Caterpillar will add an SCR module to its existing emissions control system to reach Tier 4-Final standards.
Caterpillar will add an SCR module to its existing emissions control system to reach Tier 4-Final standards. The module will be located behind the current DOC/DPF unit and will require no engineering modifications in any of its machines.
“We’ve designed with the end in mind,” said Tana Utley, chief technology officer and vice president, explaining that the Tier 4-Intermin engineering design changes allowed room for the Final systems.
Urea is injected into the exhaust stream in a mixing tube located between the DOC/DPF unit and the SCR unit.
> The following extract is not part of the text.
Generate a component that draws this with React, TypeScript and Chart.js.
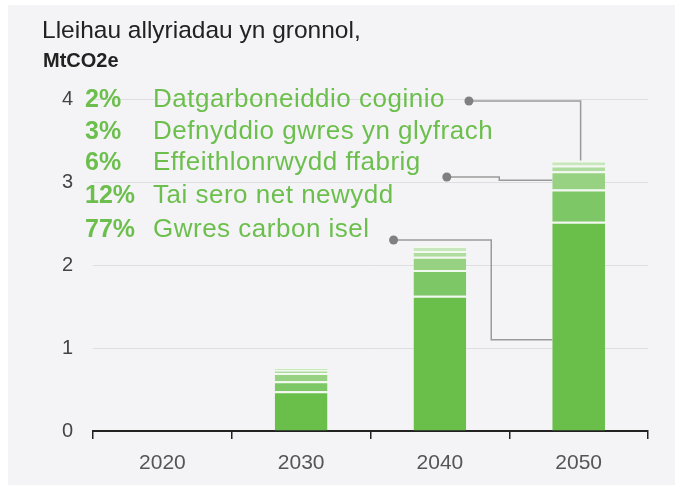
import React, { useEffect, useRef } from "react";
import { Chart, registerables } from "chart.js";

Chart.register(...registerables);

// ---- data ----
const years = ["2020", "2030", "2040", "2050"];
const lowCarbonHeat = [0, 0.48, 1.63, 2.52];
const newNetZeroHomes = [0, 0.12, 0.31, 0.39];
const fabricEfficiency = [0, 0.1, 0.16, 0.22];
const smarterHeatUse = [0, 0.035, 0.07, 0.07];
const cookingDecarb = [0, 0.025, 0.06, 0.06];

const seriesNames = [
  "Gwres carbon isel",
  "Tai sero net newydd",
  "Effeithlonrwydd ffabrig",
  "Defnyddio gwres yn glyfrach",
  "Datgarboneiddio coginio",
];
const seriesShares = ["77%", "12%", "6%", "3%", "2%"];
const seriesColors = ["#6abf4b", "#7dc766", "#97d282", "#afdc9f", "#c8e7bc"];
const yTicks = [0, 1, 2, 3, 4];
const titleLine1 = "Lleihau allyriadau yn gronnol,";
const titleLine2 = "MtCO2e";

const FONT = '"Liberation Sans", Arial, Helvetica, sans-serif';
const GREEN_TEXT = "#6cbf4d";

const overlay = {
  id: "overlay",
  beforeDraw(chart: any) {
    const ctx = chart.ctx;
    ctx.save();
    ctx.fillStyle = "#ffffff";
    ctx.fillRect(0, 0, chart.width, chart.height);
    ctx.fillStyle = "#f4f4f6";
    ctx.fillRect(8, 5, chart.width - 13, chart.height - 7);
    ctx.restore();
  },
  afterDraw(chart: any) {
    const ctx = chart.ctx;
    const yScale = chart.scales.y;
    ctx.save();

    // title
    ctx.textBaseline = "alphabetic";
    ctx.textAlign = "left";
    ctx.fillStyle = "#222222";
    ctx.font = `24.5px ${FONT}`;
    ctx.fillText(titleLine1, 42, 38);
    ctx.font = `bold 20px ${FONT}`;
    ctx.fillText(titleLine2, 43, 67);

    // legend rows (top -> bottom = last dataset -> first)
    const baselines = [107, 139, 170, 203, 237];
    const textEnds: number[] = [];
    for (let r = 0; r < 5; r++) {
      const i = 4 - r;
      ctx.fillStyle = GREEN_TEXT;
      ctx.font = `bold 25px ${FONT}`;
      (ctx as any).letterSpacing = "0px";
      ctx.fillText(seriesShares[i], 85, baselines[r]);
      ctx.font = `26px ${FONT}`;
      (ctx as any).letterSpacing = "0.5px";
      ctx.fillText(seriesNames[i], 153, baselines[r]);
      textEnds.push(153 + ctx.measureText(seriesNames[i]).width);
    }
    (ctx as any).letterSpacing = "0px";

    // leader lines to the 2050 bar
    const last = years.length - 1;
    const bar2050 = chart.getDatasetMeta(4).data[last];
    const bar2040 = chart.getDatasetMeta(0).data[last - 1];
    const barLeft = bar2050.x - bar2050.width / 2;
    const midX = (bar2040.x + bar2040.width / 2 + barLeft) / 2;
    const fabric = chart.getDatasetMeta(2).data[last];

    ctx.strokeStyle = "#9a9a9a";
    ctx.lineWidth = 1.5;
    ctx.fillStyle = "#808080";

    const dot = (x: number, y: number) => {
      ctx.beginPath();
      ctx.arc(x, y, 4.5, 0, Math.PI * 2);
      ctx.fill();
    };

    // row 0 (2%)
    let dx = textEnds[0] + 24;
    let dy = 101;
    ctx.beginPath();
    ctx.moveTo(dx, dy);
    ctx.lineTo(bar2050.x + 2, dy);
    ctx.lineTo(bar2050.x + 2, bar2050.y);
    ctx.stroke();
    dot(dx, dy);

    // row 2 (6%)
    dx = textEnds[2] + 26;
    dy = 177;
    const ty2 = (fabric.y + fabric.base) / 2;
    ctx.beginPath();
    ctx.moveTo(dx, dy);
    ctx.lineTo(midX - 10, dy);
    ctx.lineTo(midX - 10, ty2);
    ctx.lineTo(barLeft, ty2);
    ctx.stroke();
    dot(dx, dy);

    // row 4 (77%)
    dx = textEnds[4] + 24;
    dy = 240;
    const ty4 = yScale.getPixelForValue(1.1);
    ctx.beginPath();
    ctx.moveTo(dx, dy);
    ctx.lineTo(midX - 18, dy);
    ctx.lineTo(midX - 18, ty4);
    ctx.lineTo(barLeft, ty4);
    ctx.stroke();
    dot(dx, dy);

    ctx.restore();
  },
};

export default function App() {
  const ref = useRef<HTMLCanvasElement | null>(null);

  useEffect(() => {
    document.body.style.margin = "0";
    const canvas = ref.current!;
    const seriesData = [lowCarbonHeat, newNetZeroHomes, fabricEfficiency, smarterHeatUse, cookingDecarb];
    const chart = new Chart(canvas, {
      type: "bar",
      data: {
        labels: years,
        datasets: seriesData.map((d, i) => ({
          label: seriesNames[i],
          data: d,
          backgroundColor: seriesColors[i],
          borderColor: "#f2f9ee",
          borderWidth: { top: 2, bottom: 0, left: 0, right: 0 },
          borderSkipped: false,
          categoryPercentage: 1,
          barPercentage: 0.38,
        })),
      },
      options: {
        responsive: false,
        animation: false,
        devicePixelRatio: 1,
        layout: { padding: { left: 0, right: 32, top: 99, bottom: 0 } },
        plugins: { legend: { display: false }, tooltip: { enabled: false }, title: { display: false } },
        scales: {
          x: {
            stacked: true,
            offset: true,
            afterFit: (axis: any) => {
              axis.height = 56;
            },
            grid: {
              offset: true,
              drawOnChartArea: false,
              drawTicks: true,
              tickLength: 8,
              color: "#222222",
              lineWidth: 1.5,
            },
            border: { display: true, color: "#222222", width: 2 },
            ticks: {
              color: "#555555",
              font: { family: FONT, size: 21 },
              padding: 12,
            },
          },
          y: {
            stacked: true,
            min: yTicks[0],
            max: yTicks[yTicks.length - 1],
            afterFit: (axis: any) => {
              axis.width = 93;
            },
            afterBuildTicks: (axis: any) => {
              axis.ticks = yTicks.map((v) => ({ value: v }));
            },
            grid: { color: "#dedee0", lineWidth: 1, drawTicks: false },
            border: { display: false },
            ticks: {
              color: "#444444",
              font: { family: FONT, size: 20 },
              padding: 20,
            },
          },
        },
      },
      plugins: [overlay],
    });
    return () => chart.destroy();
  }, []);

  return (
    <div style={{ width: 680, height: 487 }}>
      <canvas ref={ref} width={680} height={487} style={{ display: "block", width: 680, height: 487 }} />
    </div>
  );
}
SCR will be added to all diesels beginning with the Cat C4.4 and running through the C18. It will be used “as required” in the large end, ranging from the Cat C27 through C175.
Utley said net fluid consumption will be reduced by up to 5 percent, which is the volume of diesel plus the volume of the urea diesel exhaust fluid (DEF). Total consumption will go down even with the additional fluid (DEF) because fuel efficiency will increase, Caterpillar said. Because the SCR system is coupled with the existing EGR system, Caterpillar said it can program the engine for higher combustion and increase fuel efficiency, while letting the SCR system remove the NOx.
In addition, DEF consumption will be 3 percent of the diesel fuel consumption, Caterpillar said. And with current DEF prices in the $1.50 range, costs will be considerably less than that for diesel fuel.
The engine itself has no changes other than software in order to meet Tier 4-F. The rigid supporting cradle, holding both units, will be mounted into the machine and shock-isolated to protect componentry, such as ceramics, throughout the life of the engine, Caterpillar says.